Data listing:
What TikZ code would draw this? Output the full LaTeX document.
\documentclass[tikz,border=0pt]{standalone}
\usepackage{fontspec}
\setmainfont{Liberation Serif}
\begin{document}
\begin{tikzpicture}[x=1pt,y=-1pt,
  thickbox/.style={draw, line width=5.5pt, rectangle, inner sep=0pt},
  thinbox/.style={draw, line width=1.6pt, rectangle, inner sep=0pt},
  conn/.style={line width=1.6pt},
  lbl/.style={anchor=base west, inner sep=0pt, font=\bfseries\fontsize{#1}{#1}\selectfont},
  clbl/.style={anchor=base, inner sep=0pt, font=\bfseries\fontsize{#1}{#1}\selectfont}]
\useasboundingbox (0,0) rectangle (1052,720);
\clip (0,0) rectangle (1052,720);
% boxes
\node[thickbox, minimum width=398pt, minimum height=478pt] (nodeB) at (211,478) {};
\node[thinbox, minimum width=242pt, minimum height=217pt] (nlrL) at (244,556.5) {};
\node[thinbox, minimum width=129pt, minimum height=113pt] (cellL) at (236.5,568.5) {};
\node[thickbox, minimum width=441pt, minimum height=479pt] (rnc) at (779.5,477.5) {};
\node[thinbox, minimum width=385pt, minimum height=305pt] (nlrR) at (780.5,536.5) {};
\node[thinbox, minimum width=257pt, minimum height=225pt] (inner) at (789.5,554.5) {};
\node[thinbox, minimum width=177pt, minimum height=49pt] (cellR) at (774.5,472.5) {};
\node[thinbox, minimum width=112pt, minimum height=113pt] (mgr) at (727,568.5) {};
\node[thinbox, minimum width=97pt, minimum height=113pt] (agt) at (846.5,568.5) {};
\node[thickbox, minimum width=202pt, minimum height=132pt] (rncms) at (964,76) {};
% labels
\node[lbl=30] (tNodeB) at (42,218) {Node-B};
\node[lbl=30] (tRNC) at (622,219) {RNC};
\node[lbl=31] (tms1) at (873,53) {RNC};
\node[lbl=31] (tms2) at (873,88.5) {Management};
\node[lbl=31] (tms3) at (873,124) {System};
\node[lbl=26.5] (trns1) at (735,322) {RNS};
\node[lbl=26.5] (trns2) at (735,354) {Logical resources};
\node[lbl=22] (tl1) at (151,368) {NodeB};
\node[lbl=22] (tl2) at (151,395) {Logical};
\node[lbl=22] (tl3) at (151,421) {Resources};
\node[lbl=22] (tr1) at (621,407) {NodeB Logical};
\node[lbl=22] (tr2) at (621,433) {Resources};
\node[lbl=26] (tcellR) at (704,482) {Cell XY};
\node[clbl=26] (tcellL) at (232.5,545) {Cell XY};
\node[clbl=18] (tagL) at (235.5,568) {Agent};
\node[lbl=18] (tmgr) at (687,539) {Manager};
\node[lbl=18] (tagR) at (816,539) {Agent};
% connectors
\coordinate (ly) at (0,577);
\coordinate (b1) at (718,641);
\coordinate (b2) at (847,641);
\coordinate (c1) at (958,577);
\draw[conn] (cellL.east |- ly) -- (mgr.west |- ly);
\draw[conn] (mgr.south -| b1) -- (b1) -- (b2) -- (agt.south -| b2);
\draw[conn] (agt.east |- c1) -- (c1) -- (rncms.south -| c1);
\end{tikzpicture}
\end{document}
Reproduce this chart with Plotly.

TASK INSTRUCTIONS
Write out the material from the first line to the last, exactly.

REPLY
What TikZ code would draw this? Output the full LaTeX document.
\documentclass[tikz,border=0pt]{standalone}
\usepackage{fontspec}
\setmainfont{Liberation Serif}
\begin{document}
\begin{tikzpicture}[x=1pt,y=-1pt,
  thickbox/.style={draw, line width=5.5pt, rectangle, inner sep=0pt},
  thinbox/.style={draw, line width=1.6pt, rectangle, inner sep=0pt},
  conn/.style={line width=1.6pt},
  lbl/.style={anchor=base west, inner sep=0pt, font=\bfseries\fontsize{#1}{#1}\selectfont},
  clbl/.style={anchor=base, inner sep=0pt, font=\bfseries\fontsize{#1}{#1}\selectfont}]
\useasboundingbox (0,0) rectangle (1052,720);
\clip (0,0) rectangle (1052,720);
% boxes
\node[thickbox, minimum width=398pt, minimum height=478pt] (nodeB) at (211,478) {};
\node[thinbox, minimum width=242pt, minimum height=217pt] (nlrL) at (244,556.5) {};
\node[thinbox, minimum width=129pt, minimum height=113pt] (cellL) at (236.5,568.5) {};
\node[thickbox, minimum width=441pt, minimum height=479pt] (rnc) at (779.5,477.5) {};
\node[thinbox, minimum width=385pt, minimum height=305pt] (nlrR) at (780.5,536.5) {};
\node[thinbox, minimum width=257pt, minimum height=225pt] (inner) at (789.5,554.5) {};
\node[thinbox, minimum width=177pt, minimum height=49pt] (cellR) at (774.5,472.5) {};
\node[thinbox, minimum width=112pt, minimum height=113pt] (mgr) at (727,568.5) {};
\node[thinbox, minimum width=97pt, minimum height=113pt] (agt) at (846.5,568.5) {};
\node[thickbox, minimum width=202pt, minimum height=132pt] (rncms) at (964,76) {};
% labels
\node[lbl=30] (tNodeB) at (42,218) {Node-B};
\node[lbl=30] (tRNC) at (622,219) {RNC};
\node[lbl=31] (tms1) at (873,53) {RNC};
\node[lbl=31] (tms2) at (873,88.5) {Management};
\node[lbl=31] (tms3) at (873,124) {System};
\node[lbl=26.5] (trns1) at (735,322) {RNS};
\node[lbl=26.5] (trns2) at (735,354) {Logical resources};
\node[lbl=22] (tl1) at (151,368) {NodeB};
\node[lbl=22] (tl2) at (151,395) {Logical};
\node[lbl=22] (tl3) at (151,421) {Resources};
\node[lbl=22] (tr1) at (621,407) {NodeB Logical};
\node[lbl=22] (tr2) at (621,433) {Resources};
\node[lbl=26] (tcellR) at (704,482) {Cell XY};
\node[clbl=26] (tcellL) at (232.5,545) {Cell XY};
\node[clbl=18] (tagL) at (235.5,568) {Agent};
\node[lbl=18] (tmgr) at (687,539) {Manager};
\node[lbl=18] (tagR) at (816,539) {Agent};
% connectors
\coordinate (ly) at (0,577);
\coordinate (b1) at (718,641);
\coordinate (b2) at (847,641);
\coordinate (c1) at (958,577);
\draw[conn] (cellL.east |- ly) -- (mgr.west |- ly);
\draw[conn] (mgr.south -| b1) -- (b1) -- (b2) -- (agt.south -| b2);
\draw[conn] (agt.east |- c1) -- (c1) -- (rncms.south -| c1);
\end{tikzpicture}
\end{document}
Reproduce this chart with Plotly.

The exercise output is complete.